■ **WHAT TO WORK ON**:
Please copy out exactly, and only, the lines between the line with "Reproduce this chart with Apache ECharts." and the line with "var chart = echarts.init(document.getElementById('chart'));", both included. Pictures are to be omitted.

■ **RECORDS FOR THIS EXERCISE**:

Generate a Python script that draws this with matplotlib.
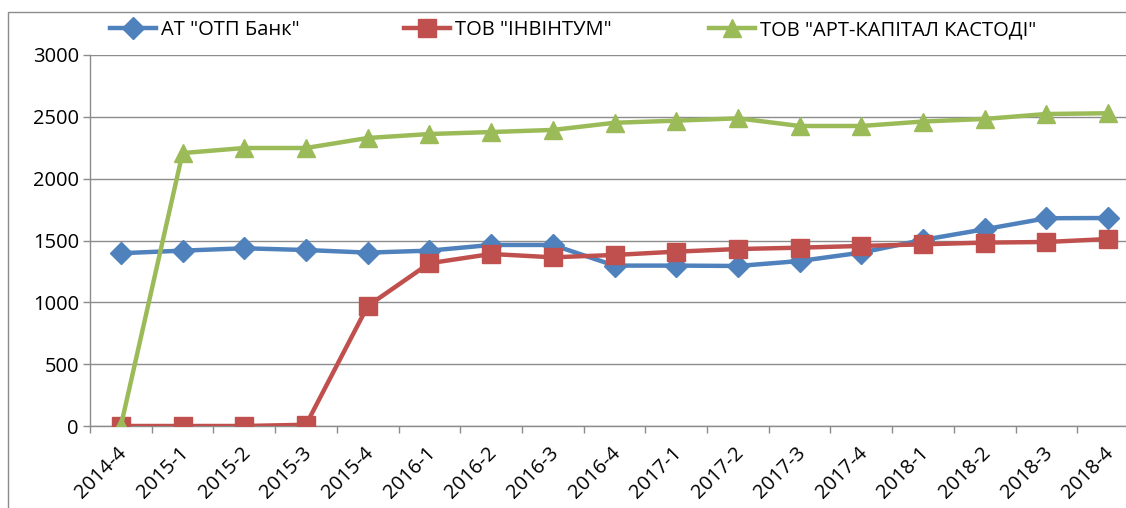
import matplotlib
matplotlib.use("Agg")
import matplotlib.pyplot as plt
from matplotlib.patches import Rectangle
from matplotlib.ticker import FixedLocator, NullFormatter
from matplotlib.transforms import ScaledTranslation

plt.rcParams['font.family'] = ['Open Sans', 'DejaVu Sans']

categories = ["2014-4", "2015-1", "2015-2", "2015-3", "2015-4", "2016-1", "2016-2",
              "2016-3", "2016-4", "2017-1", "2017-2", "2017-3", "2017-4", "2018-1",
              "2018-2", "2018-3", "2018-4"]
otp = [1397, 1418, 1437, 1423, 1402, 1418, 1464, 1464, 1297, 1297, 1294, 1334,
       1402, 1505, 1591, 1680, 1682]
invintum = [0, 0, 0, 10, 970, 1316, 1391, 1364, 1383, 1410, 1431, 1442, 1456,
            1469, 1483, 1488, 1512]
art = [0, 2207, 2248, 2248, 2329, 2361, 2377, 2394, 2452, 2469, 2488, 2426,
       2426, 2462, 2483, 2523, 2529]
series_names = ['АТ "ОТП Банк"', 'ТОВ "ІНВІНТУМ"', 'ТОВ "АРТ-КАПІТАЛ КАСТОДІ"']
yticks = [0, 500, 1000, 1500, 2000, 2500, 3000]

W, H = 1126, 508
FS = 14.5
fig = plt.figure(figsize=(W / 100, H / 100), dpi=100)
# outer chart border
fig.patches.append(Rectangle((8 / W, -0.1), 1.2, 1 - 12 / H + 0.1, transform=fig.transFigure,
                             fill=False, edgecolor='#8c8c8c', linewidth=1.0))

left, right = 90 / W, 1139 / W
bottom, top = 1 - 426 / H, 1 - 55 / H
ax = fig.add_axes([left, bottom, right - left, top - bottom])

x = list(range(len(categories)))
l1, = ax.plot(x, otp, color='#4F81BD', lw=3.2, marker='D', ms=11,
              mec='#4F81BD', mfc='#4F81BD', label=series_names[0], zorder=3)
l2, = ax.plot(x, invintum, color='#C0504D', lw=3.2, marker='s', ms=12.5,
              mec='#C0504D', mfc='#C0504D', label=series_names[1], zorder=4)
l3, = ax.plot(x, art, color='#9BBB59', lw=3.2, marker='^', ms=13,
              mec='#9BBB59', mfc='#9BBB59', label=series_names[2], zorder=5)

ax.set_xlim(-0.5, len(categories) - 0.5)
ax.set_ylim(0, 3000)
ax.set_yticks(yticks)
ax.set_yticklabels([str(v) for v in yticks], fontsize=FS)
ax.yaxis.grid(True, color='#8c8c8c', linewidth=1.0)
ax.set_axisbelow(True)

ax.set_xticks(x)
ax.set_xticklabels(categories, rotation=45, ha='right', rotation_mode='anchor',
                   fontsize=FS)
ax.tick_params(axis='x', which='major', length=0, pad=12)
ax.xaxis.set_minor_locator(FixedLocator([i - 0.5 for i in range(len(categories) + 1)]))
ax.xaxis.set_minor_formatter(NullFormatter())
ax.tick_params(axis='x', which='minor', length=5, color='#8c8c8c', width=1)
ax.tick_params(axis='y', length=5, color='#8c8c8c', width=1, pad=3)
for lab in ax.get_xticklabels():
    lab.set_transform(lab.get_transform() + ScaledTranslation(-4 / 100, 0, fig.dpi_scale_trans))

for s in ['top', 'right']:
    ax.spines[s].set_visible(False)
for s in ['left', 'bottom']:
    ax.spines[s].set_color('#8c8c8c')
    ax.spines[s].set_linewidth(1.0)

for h, xpos in zip([l1, l2, l3], [110, 404, 709]):
    fig.legend(handles=[h], loc='center left', bbox_to_anchor=(xpos / W, 1 - 30 / H),
               frameon=False, fontsize=FS, handlelength=2.3, handletextpad=0.25,
               borderpad=0, borderaxespad=0)

fig.savefig('out.png', dpi=100)
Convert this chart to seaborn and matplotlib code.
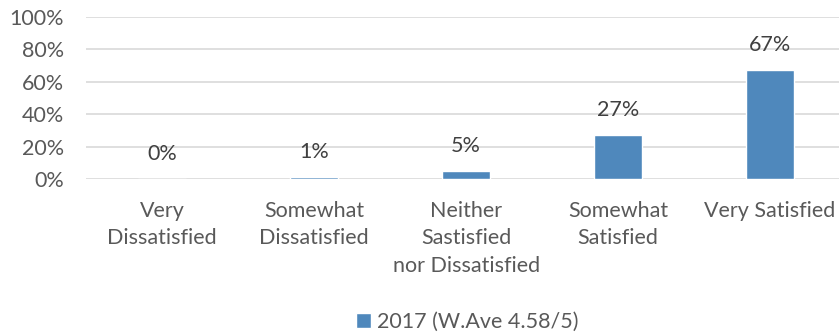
import matplotlib
matplotlib.use("Agg")
import matplotlib.pyplot as plt
import seaborn as sns
import pandas as pd

categories = ["Very\nDissatisfied", "Somewhat\nDissatisfied", "Neither\nSastisfied\nnor Dissatisfied",
              "Somewhat\nSatisfied", "Very Satisfied"]
values = [0.0, 0.01, 0.05, 0.27, 0.67]
value_labels = ["0%", "1%", "5%", "27%", "67%"]
series_name = "2017 (W.Ave 4.58/5)"
yticks = [0, 0.2, 0.4, 0.6, 0.8, 1.0]
ytick_labels = ["0%", "20%", "40%", "60%", "80%", "100%"]

sns.set_theme(style="white")
plt.rcParams['font.family'] = ['Lato', 'DejaVu Sans']

TXT = "#595959"
BAR = "#4f88bc"
FS = 15.5

df = pd.DataFrame({"cat": categories, "val": values, "series": series_name})

fig = plt.figure(figsize=(8.39, 3.35), dpi=100)
ax = fig.add_axes([0.1025, 0.4657, 0.906, 0.4836])
sns.barplot(data=df, x="cat", y="val", hue="series", palette=[BAR], width=0.32,
            ax=ax, saturation=1, legend=True)

ax.set_ylim(0, 1.0)
ax.set_xlim(-0.5, 4.5)
ax.set_yticks(yticks)
ax.set_yticklabels(ytick_labels, color=TXT, fontsize=FS)
ax.tick_params(axis='y', length=0, pad=16)
ax.tick_params(axis='x', length=0, pad=16)
for t in ax.get_xticklabels():
    t.set_color(TXT)
    t.set_fontsize(FS)
    t.set_linespacing(1.45)
ax.set_xlabel("")
ax.set_ylabel("")
for y in yticks:
    ax.axhline(y, color="#d9d9d9", lw=1.2, zorder=0)
for s in ax.spines.values():
    s.set_visible(False)

ax.bar_label(ax.containers[0], labels=value_labels, padding=11, color="#404040", fontsize=FS)

handles, labels = ax.get_legend_handles_labels()
ax.get_legend().remove()
leg = fig.legend(handles, labels, loc="center", bbox_to_anchor=(0.557, 0.04), frameon=False,
                 fontsize=FS, handlelength=0.7, handleheight=0.7, handletextpad=0.3)
for t in leg.get_texts():
    t.set_color(TXT)

fig.savefig("out.png", dpi=100)
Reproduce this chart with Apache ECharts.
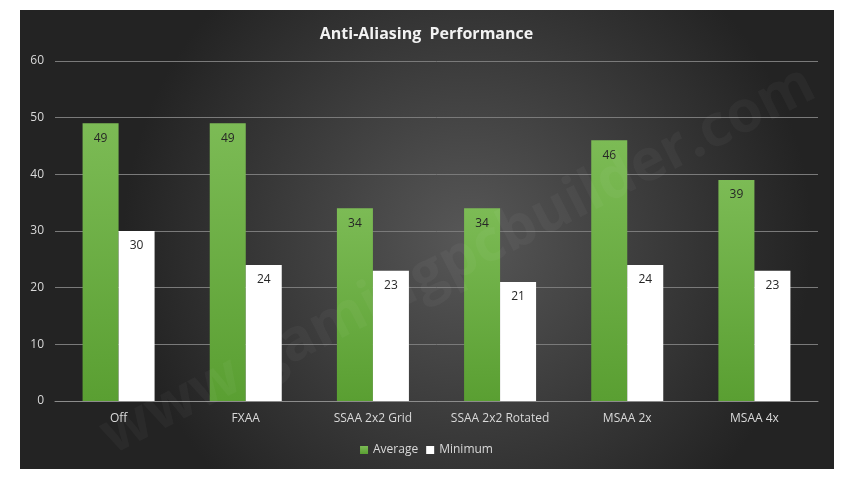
<!DOCTYPE html>
<html>
<head>
<meta charset="utf-8">
<script src="https://cdn.jsdelivr.net/npm/echarts@6/dist/echarts.min.js"></script>
<style>
  html, body { margin: 0; padding: 0; background: #fff; }
  #chart { width: 853px; height: 479px; }
</style>
</head>
<body>
<div id="chart"></div>
<script>
var categories = ['Off', 'FXAA', 'SSAA 2x2 Grid', 'SSAA 2x2 Rotated', 'MSAA 2x', 'MSAA 4x'];
var averageValues = [49, 49, 34, 34, 46, 39];
var minimumValues = [30, 24, 23, 21, 24, 23];

var chart = echarts.init(document.getElementById('chart'));

var op = {
    backgroundColor: '#fff',
    graphic: [
        {
            type: 'rect',
            z: -10,
            shape: { x: 20, y: 10, width: 814, height: 459 },
            style: {
                fill: {
                    type: 'radial', x: 0.55, y: 0.5, r: 0.75,
                    colorStops: [
                        { offset: 0, color: '#575757' },
                        { offset: 1, color: '#232323' }
                    ]
                }
            },
            silent: true
        },
        {
            type: 'text',
            z: 100,
            x: 105, y: 440,
            rotation: 0.47,
            style: {
                text: 'www.gamingpcbuilder.com',
                fill: 'rgba(255,255,255,0.035)',
                font: 'bold 58px "Open Sans"',
                verticalAlign: 'middle'
            },
            silent: true
        }
    ],
    title: {
        text: 'Anti-Aliasing  Performance',
        left: 'center',
        top: 21,
        textStyle: {
            color: '#f2f2f2',
            fontFamily: 'Open Sans',
            fontWeight: 'bold',
            fontSize: 16
        }
    },
    legend: {
        bottom: 18,
        left: 'center',
        itemWidth: 8,
        itemHeight: 8,
        itemGap: 8,
        icon: 'rect',
        textStyle: { color: '#d9d9d9', fontFamily: 'Open Sans', fontSize: 12 },
        data: ['Average', 'Minimum']
    },
    grid: {
        left: 55,
        right: 35,
        top: 61,
        bottom: 78
    },
    xAxis: {
        type: 'category',
        data: categories,
        axisLine: { lineStyle: { color: '#8c8c8c' } },
        axisTick: { show: false },
        axisLabel: { interval: 0, color: '#d9d9d9', fontFamily: 'Open Sans', fontSize: 12, margin: 12 }
    },
    yAxis: {
        type: 'value',
        min: 0,
        max: 60,
        interval: 10,
        axisLine: { show: false },
        axisTick: { show: false },
        axisLabel: { color: '#d9d9d9', fontFamily: 'Open Sans', fontSize: 12, margin: 11 },
        splitLine: { lineStyle: { color: '#7a7a7a' } }
    },
    series: [
        {
            name: 'Average',
            type: 'bar',
            barWidth: 36,
            barGap: '0%',
            data: averageValues,
            itemStyle: {
                color: {
                    type: 'linear', x: 0, y: 0, x2: 0, y2: 1,
                    colorStops: [
                        { offset: 0, color: '#7cbb55' },
                        { offset: 1, color: '#5a9f32' }
                    ]
                }
            },
            label: {
                show: true,
                position: 'insideTop',
                distance: 9,
                color: '#262626',
                fontFamily: 'Open Sans',
                fontSize: 12
            }
        },
        {
            name: 'Minimum',
            type: 'bar',
            barWidth: 36,
            data: minimumValues,
            itemStyle: { color: '#ffffff' },
            label: {
                show: true,
                position: 'insideTop',
                distance: 9,
                color: '#262626',
                fontFamily: 'Open Sans',
                fontSize: 12
            }
        }
    ]
};

chart.setOption(op);
</script>
</body>
</html>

■ **EXPECTED ANSWER**:
Reproduce this chart with Apache ECharts.
<!DOCTYPE html>
<html>
<head>
<meta charset="utf-8">
<script src="https://cdn.jsdelivr.net/npm/echarts@6/dist/echarts.min.js"></script>
<style>
  html, body { margin: 0; padding: 0; background: #fff; }
  #chart { width: 853px; height: 479px; }
</style>
</head>
<body>
<div id="chart"></div>
<script>
var categories = ['Off', 'FXAA', 'SSAA 2x2 Grid', 'SSAA 2x2 Rotated', 'MSAA 2x', 'MSAA 4x'];
var averageValues = [49, 49, 34, 34, 46, 39];
var minimumValues = [30, 24, 23, 21, 24, 23];

var chart = echarts.init(document.getElementById('chart'));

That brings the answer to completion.